Finding a room? Paying the bills? Navigating these questions is hard enough for a generation growing up with sky high rents and no prospect of finding a place to call our own. But for some of us there's a bigger question: will there ever be a place to call home?

Finding a room? Paying the bills? Navigating these questions is hard enough for a generation growing up with sky high rents and no prospect of finding a place to call our own. But for some of us there's a bigger question: will there ever be a place to call home?

Where is home? It’s the persistent anxiety that surrounds my every choice and ambition right now.

We all have the usual starter pack of fears endlessly flashing through our minds… from trying to figure out what career path to follow, searching for an affordable flat in the midst of this godforsaken housing crisis, then trying to sustain a stable and honest relationship, which ultimately leads to the panic about our financial status for when our non-existent, non-scheduled, some-day-maybe child comes along. It’s fucking exhausting, and these thoughts linger for most of us ‘millennials’. Yet a small group of us have an extra card in our deck of fears: the most fundamental and basic question, where is home?

Home can be a place, a language, a culture or simply wherever family or friends are. With billions of culture clashes and race mixtures around, mine may not seem too extreme: a Greek/English father, a German/Austrian mother, born in the Italian part of Switzerland, I attended an International school in Greece, before studying and now working in London. It’s basic, right?

But once you bring in the rich history, the hand gestures, the pastries, the beliefs and the broken pronunciations, it erupts into a flummoxed mess. So where is home today? Where will home be tomorrow? Even though being a child of Europe allows me to live pretty much anywhere I desire today (exorbitant rents and house prices aside) – will I ever find a permanent place to call home?

While the refugee crisis has brought to light the millions of people fleeing their homes and risking their lives in search of safety, I’m reluctant to admit my fear. As with everything, my little problem is but a blip within the constellation of suffering and sorrow taking place across the world. Yet personally this unease of searching for a permanent abode is distressing, as it’s less about a physical house per se – I’m not just looking for bricks and mortar to call my own – but finding a country or a city where I feel that I belong.

Over time, more and more people will feel where I’m coming from: mixed marriages currently stand at one in ten, and will keep rapidly increasing as travel becomes more accessible, people have to travel further in search of work and the cultural resistance towards international and interracial marriages fades away. “Pure-breed” individuals will soon become a rarity, and with that there will be more and more confused hybrids trying to decipher where home truly lies.

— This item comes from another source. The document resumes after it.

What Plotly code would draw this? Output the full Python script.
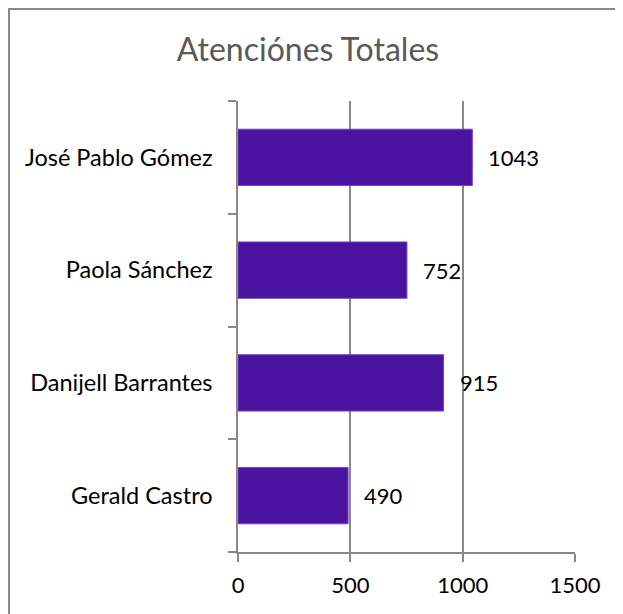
import plotly.graph_objects as go

categories = ["Gerald Castro", "Danijell Barrantes", "Paola Sánchez", "José Pablo Gómez"]
values = [490, 915, 752, 1043]
x_ticks = [0, 500, 1000, 1500]
title_text = "Atenciónes Totales"

# the page body adds an 8px offset, so the figure is sized to fill the rest of the window
W, H = 615, 606
L, R, T, B = 230, 48, 93, 62
pw = W - L - R
ph = H - T - B

font_family = "Lato, 'Open Sans', sans-serif"
grid_col = "#888888"

fig = go.Figure()
fig.add_trace(go.Bar(
    y=categories, x=values, orientation="h", width=0.5,
    marker=dict(color="#4A13A0", line=dict(color="#7048C0", width=1)),
    hoverinfo="x+y",
))

for c, v in zip(categories, values):
    fig.add_annotation(x=v, y=c, text=str(v), showarrow=False, xanchor="left",
                       xshift=14, font=dict(family=font_family, size=22, color="#000000"))

# outer chart border (decoration)
fig.add_shape(type="rect", xref="paper", yref="paper",
              x0=(1 - L) / pw, x1=(W + 5 - L) / pw,
              y0=-(B + 5) / ph, y1=(H - 1 - B) / ph,
              line=dict(color="#8a8a8a", width=2), fillcolor="rgba(0,0,0,0)", layer="below")

fig.update_layout(
    width=W, height=H,
    margin=dict(l=L, r=R, t=T, b=B, autoexpand=False),
    paper_bgcolor="white", plot_bgcolor="white",
    showlegend=False,
    title=dict(text=title_text, x=300 / W, xanchor="center", xref="container",
               y=1 - 42 / H, yanchor="middle", yref="container",
               font=dict(family=font_family, size=32, color="#595959")),
    font=dict(family=font_family, size=22, color="#000000"),
    xaxis=dict(range=[0, 1500], tickvals=x_ticks, showgrid=True, gridcolor=grid_col, gridwidth=1.5,
               showline=True, linecolor=grid_col, linewidth=1.5, ticks="outside", ticklen=8,
               tickcolor=grid_col, tickwidth=1.5, zeroline=False,
               tickfont=dict(family=font_family, size=22, color="#000000"), ticklabelstandoff=5),
    yaxis=dict(type="category", categoryorder="array", categoryarray=categories,
               range=[-0.5, 3.5], showgrid=False, showline=True, linecolor=grid_col, linewidth=1.5,
               ticks="outside", tickson="boundaries", ticklen=8, tickcolor=grid_col, tickwidth=1.5,
               tickfont=dict(family=font_family, size=23.5, color="#000000"), ticklabelstandoff=19),
)

fig.write_html("out.html")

I grew up in the suburbs of Athens so, on paper, Greece should be my home. But when the cab driver calls out your accent, your grandfather questions your serious lack of Seferis and Karyotakis knowledge, and your hasapiko dance skills are nonexistent – you admit to locals that you are ‘Swiss’. Then in Switzerland, you don’t know the cantons, you’re not a fan of Milka and you stare blankly back at anyone questioning you in Schwyzerdütsch – now you tell them it’s all due to you being Greek. But then, why do you have a wacky American accent? Or is it Canadian? None of the above mate, it’s just the tonality of a third-culture kid.

By being rootless, we have the ability to scatter parts of ourselves across the globe, with our unique cultural identities weaving tiny details of each heritage together. We can adjust and blend into any situation seamlessly, as we have learnt to adapt, befriend strangers, pick up new dialects and live out of a suitcase. It has expanded our ability to cultivate, opening a vast range of views and identities that become a part of us. Travelling is a necessity as we have the painful and constant urge to reach friends and relatives, switching our thoughts into the local language by the time our passports are stamped.

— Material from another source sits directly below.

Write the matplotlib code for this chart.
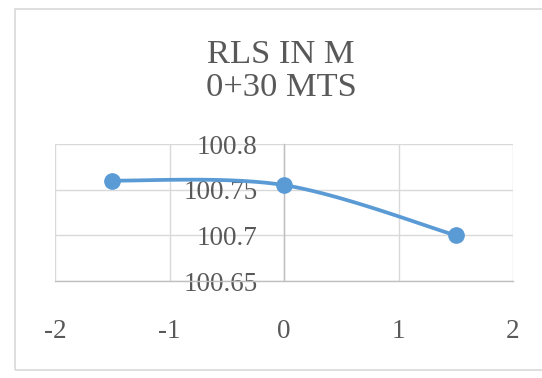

But we are outsiders. We’re not naturally patriotic, we don’t know who to support in the Olympic Games. Then our “o” vs “ou” spelling is never right and we rarely feel the obligation to vote as every place feels temporary. Which then adds to the next layer of fear, that we are and will never feel content in one place. Is there enough for me here?

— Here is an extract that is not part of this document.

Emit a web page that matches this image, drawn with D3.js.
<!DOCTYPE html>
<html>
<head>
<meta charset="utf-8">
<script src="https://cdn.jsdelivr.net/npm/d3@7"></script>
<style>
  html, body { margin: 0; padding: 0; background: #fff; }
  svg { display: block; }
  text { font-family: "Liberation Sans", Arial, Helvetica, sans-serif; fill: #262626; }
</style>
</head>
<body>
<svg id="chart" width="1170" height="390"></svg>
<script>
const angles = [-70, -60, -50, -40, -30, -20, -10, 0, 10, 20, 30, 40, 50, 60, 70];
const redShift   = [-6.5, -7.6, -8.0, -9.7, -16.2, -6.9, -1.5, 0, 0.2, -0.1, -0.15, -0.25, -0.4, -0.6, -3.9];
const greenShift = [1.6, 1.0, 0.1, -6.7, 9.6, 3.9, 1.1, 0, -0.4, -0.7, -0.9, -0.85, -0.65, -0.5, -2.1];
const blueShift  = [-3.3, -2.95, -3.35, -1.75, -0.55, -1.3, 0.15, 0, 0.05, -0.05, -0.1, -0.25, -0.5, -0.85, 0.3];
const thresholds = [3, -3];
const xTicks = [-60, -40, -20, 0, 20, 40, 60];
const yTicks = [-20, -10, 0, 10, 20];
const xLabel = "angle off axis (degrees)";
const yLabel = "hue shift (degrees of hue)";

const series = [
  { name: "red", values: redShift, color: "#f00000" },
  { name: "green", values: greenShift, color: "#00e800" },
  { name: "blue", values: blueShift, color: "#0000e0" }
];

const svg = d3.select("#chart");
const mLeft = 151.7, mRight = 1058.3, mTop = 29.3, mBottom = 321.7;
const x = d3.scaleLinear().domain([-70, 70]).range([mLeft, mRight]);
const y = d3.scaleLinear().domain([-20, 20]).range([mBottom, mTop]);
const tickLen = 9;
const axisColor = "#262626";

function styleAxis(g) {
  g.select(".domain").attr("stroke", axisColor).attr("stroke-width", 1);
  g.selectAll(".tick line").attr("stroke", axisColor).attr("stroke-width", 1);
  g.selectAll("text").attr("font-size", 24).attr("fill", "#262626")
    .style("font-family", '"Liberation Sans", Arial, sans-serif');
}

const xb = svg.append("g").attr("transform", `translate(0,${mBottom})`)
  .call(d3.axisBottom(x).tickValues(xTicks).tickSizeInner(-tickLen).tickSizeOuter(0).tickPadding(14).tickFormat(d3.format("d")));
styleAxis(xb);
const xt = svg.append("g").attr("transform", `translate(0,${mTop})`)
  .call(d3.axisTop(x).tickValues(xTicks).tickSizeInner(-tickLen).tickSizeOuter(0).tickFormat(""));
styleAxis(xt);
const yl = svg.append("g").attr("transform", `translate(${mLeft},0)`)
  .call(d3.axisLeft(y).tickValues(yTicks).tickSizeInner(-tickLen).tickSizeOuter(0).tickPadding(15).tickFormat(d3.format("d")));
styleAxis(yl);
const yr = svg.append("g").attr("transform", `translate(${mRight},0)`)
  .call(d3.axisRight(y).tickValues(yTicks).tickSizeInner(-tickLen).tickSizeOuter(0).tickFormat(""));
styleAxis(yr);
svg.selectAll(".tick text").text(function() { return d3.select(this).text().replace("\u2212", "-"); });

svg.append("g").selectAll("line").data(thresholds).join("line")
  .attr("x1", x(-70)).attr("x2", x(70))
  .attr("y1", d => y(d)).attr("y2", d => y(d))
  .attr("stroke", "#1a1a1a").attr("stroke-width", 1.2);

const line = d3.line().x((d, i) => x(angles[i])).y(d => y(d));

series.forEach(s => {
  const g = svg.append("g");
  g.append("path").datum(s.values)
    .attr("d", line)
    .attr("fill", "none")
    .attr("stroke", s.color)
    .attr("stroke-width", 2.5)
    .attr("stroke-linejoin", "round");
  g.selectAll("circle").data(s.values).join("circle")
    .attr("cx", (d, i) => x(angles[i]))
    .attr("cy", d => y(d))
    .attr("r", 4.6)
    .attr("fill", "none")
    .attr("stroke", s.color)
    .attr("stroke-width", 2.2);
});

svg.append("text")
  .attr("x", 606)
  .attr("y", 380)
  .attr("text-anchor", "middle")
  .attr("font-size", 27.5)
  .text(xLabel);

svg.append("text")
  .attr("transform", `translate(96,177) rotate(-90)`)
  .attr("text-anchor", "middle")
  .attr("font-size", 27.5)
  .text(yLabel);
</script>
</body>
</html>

Romance is perpetually tested as there is a constant reminder that this place isn’t forever, time will soon be up here, stamping the expiry date loud and clear. No place exudes the feeling that you are the final piece of the puzzle – your silhouette just doesn’t fit right.

Athens, Lugano, Vienna, Hamburg or London – ultimately there is a piece I cherish in every one of these cities. As with all other hybrids having their own set of roots overlapping in their mangled lineage trees. Only we can treasure the family colloquies jumping between numerous languages, all to pinpoint the exact essence of a statement thanks to the richness of each vocabulary. Simple translations just don’t suffice.

Whether it’s walking through the ruins in Kefalonia where my ancestors originated from, having prosciutto e melone on Via Tamporiva, or the nostalgia I feel for my sister’s tree carvings in our garden. The term ‘home‘ is just another necessary item to pack on every trip, folded within the alien sensibilities. For all of us nurturing our collections of stamps and visas for unknown home quests, we mud bloods will in due course find that one place where our potpourri of cultures, dialects, spices and values fall into place. But for now I’ll just keep carrying these pieces with me.